**Exercise directions**
Which lines hold the word "that"? Show each of them.

## START Dataset excerpt

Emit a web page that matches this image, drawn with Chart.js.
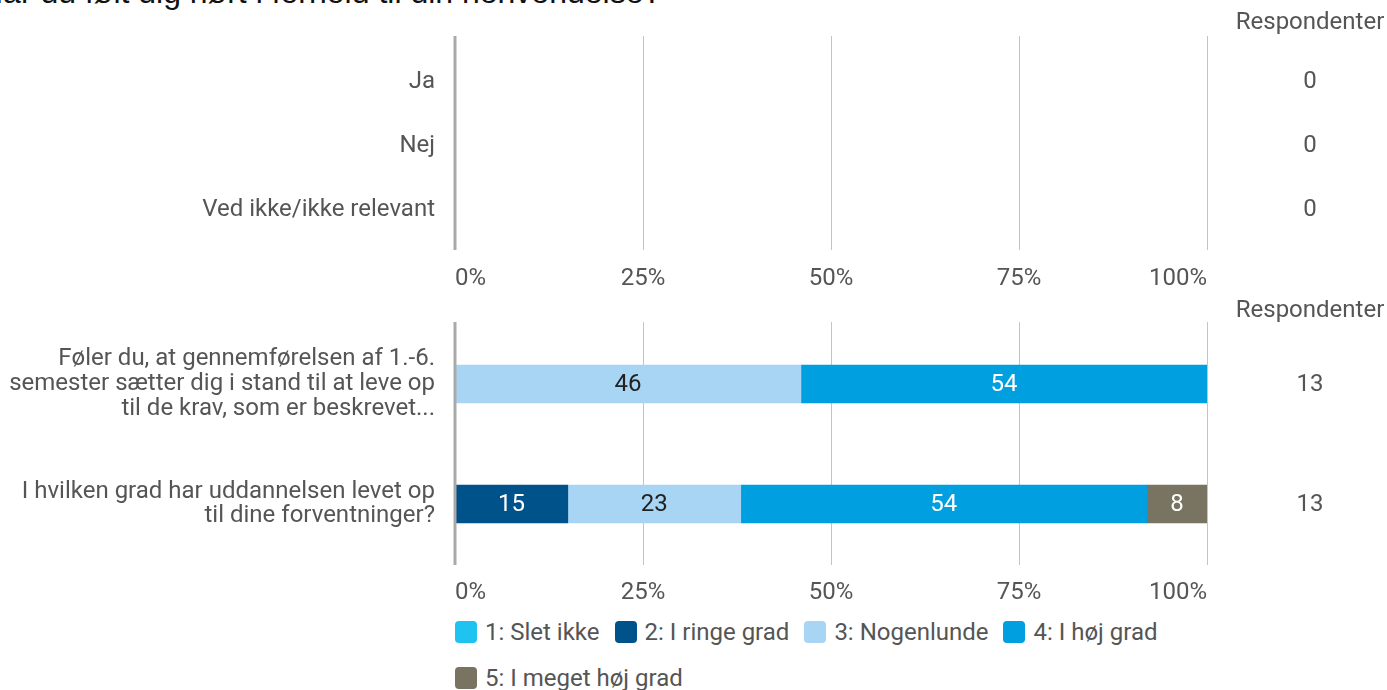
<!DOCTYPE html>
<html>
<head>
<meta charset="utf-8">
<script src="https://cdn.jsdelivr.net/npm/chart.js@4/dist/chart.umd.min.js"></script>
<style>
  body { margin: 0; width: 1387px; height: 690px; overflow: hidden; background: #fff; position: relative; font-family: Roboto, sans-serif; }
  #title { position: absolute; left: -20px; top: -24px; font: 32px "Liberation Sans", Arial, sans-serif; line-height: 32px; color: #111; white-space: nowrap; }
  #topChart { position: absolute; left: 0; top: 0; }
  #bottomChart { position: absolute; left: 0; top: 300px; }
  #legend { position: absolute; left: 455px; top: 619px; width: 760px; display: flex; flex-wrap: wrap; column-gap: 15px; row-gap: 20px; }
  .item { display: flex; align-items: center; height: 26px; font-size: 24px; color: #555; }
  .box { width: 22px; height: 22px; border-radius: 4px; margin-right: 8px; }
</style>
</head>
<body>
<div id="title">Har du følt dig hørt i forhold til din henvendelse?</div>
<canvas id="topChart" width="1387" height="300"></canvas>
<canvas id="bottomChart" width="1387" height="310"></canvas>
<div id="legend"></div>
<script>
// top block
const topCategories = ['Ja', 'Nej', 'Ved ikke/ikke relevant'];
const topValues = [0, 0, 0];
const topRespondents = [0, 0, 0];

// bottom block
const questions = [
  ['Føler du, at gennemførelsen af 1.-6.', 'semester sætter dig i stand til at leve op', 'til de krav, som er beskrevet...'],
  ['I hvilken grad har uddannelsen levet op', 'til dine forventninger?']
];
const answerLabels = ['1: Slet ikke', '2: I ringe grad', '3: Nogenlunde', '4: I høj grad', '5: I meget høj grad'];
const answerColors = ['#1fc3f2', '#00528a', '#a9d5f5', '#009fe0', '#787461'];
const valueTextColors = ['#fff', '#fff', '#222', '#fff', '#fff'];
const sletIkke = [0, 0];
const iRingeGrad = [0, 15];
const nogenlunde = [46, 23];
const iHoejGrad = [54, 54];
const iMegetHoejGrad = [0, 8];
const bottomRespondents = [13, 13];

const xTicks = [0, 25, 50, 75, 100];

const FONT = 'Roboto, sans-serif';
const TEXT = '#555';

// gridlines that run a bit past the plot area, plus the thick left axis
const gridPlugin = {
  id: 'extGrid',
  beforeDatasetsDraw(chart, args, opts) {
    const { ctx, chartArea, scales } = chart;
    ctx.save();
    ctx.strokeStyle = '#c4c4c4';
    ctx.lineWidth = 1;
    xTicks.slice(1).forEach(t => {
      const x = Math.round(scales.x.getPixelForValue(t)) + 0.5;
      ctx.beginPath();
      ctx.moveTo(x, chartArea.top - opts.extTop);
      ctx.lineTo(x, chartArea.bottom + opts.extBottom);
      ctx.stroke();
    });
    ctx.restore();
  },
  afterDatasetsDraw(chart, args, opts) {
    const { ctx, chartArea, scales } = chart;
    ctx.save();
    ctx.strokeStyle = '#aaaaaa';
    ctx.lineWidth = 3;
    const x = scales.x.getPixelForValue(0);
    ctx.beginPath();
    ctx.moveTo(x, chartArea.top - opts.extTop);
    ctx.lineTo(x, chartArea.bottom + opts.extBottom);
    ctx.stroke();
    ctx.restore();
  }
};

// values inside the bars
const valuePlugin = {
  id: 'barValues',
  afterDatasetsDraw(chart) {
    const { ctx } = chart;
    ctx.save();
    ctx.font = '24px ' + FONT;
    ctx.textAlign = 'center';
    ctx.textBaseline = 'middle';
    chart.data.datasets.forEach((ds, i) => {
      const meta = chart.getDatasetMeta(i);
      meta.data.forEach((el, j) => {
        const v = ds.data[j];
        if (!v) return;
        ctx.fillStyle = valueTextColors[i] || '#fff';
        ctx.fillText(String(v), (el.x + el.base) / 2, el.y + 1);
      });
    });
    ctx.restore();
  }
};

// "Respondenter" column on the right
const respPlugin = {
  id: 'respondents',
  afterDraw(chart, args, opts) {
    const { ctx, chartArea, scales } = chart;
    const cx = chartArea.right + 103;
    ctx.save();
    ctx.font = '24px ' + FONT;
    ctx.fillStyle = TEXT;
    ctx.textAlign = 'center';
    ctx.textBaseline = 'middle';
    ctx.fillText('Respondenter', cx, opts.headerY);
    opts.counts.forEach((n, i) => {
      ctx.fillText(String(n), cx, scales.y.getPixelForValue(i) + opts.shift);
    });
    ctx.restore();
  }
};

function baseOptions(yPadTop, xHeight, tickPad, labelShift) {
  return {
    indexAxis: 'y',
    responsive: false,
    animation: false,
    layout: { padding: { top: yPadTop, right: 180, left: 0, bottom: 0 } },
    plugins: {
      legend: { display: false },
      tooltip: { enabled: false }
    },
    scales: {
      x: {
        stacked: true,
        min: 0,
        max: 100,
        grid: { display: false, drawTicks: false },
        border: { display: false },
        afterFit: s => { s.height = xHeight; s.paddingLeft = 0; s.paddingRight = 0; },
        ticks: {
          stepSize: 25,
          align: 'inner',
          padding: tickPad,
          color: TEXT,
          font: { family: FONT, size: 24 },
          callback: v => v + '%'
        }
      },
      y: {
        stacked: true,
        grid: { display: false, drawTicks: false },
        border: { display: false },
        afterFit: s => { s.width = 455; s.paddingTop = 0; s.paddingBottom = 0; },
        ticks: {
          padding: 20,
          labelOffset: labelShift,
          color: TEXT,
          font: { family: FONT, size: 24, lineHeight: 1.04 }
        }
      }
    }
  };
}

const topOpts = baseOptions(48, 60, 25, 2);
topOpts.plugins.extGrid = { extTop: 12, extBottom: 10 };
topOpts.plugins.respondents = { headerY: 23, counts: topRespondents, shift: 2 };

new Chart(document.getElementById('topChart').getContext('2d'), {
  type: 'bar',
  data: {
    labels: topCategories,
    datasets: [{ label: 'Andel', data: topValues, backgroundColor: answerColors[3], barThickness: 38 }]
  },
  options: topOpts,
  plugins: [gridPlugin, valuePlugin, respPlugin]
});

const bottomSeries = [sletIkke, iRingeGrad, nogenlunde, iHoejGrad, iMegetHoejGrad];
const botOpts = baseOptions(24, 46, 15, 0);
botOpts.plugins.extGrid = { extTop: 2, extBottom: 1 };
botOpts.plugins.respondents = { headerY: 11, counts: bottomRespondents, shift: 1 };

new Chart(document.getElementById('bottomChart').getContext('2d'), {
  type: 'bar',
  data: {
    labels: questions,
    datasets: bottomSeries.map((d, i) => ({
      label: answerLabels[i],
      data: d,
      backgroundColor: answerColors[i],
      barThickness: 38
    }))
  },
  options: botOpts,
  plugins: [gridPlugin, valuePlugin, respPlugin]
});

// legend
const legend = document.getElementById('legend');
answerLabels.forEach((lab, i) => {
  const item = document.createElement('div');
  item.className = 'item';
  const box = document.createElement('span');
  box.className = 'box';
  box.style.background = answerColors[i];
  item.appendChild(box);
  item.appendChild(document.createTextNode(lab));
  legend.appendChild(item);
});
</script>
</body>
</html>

## END Dataset excerpt

**Finished task**
Emit a web page that matches this image, drawn with Chart.js.
// gridlines that run a bit past the plot area, plus the thick left axis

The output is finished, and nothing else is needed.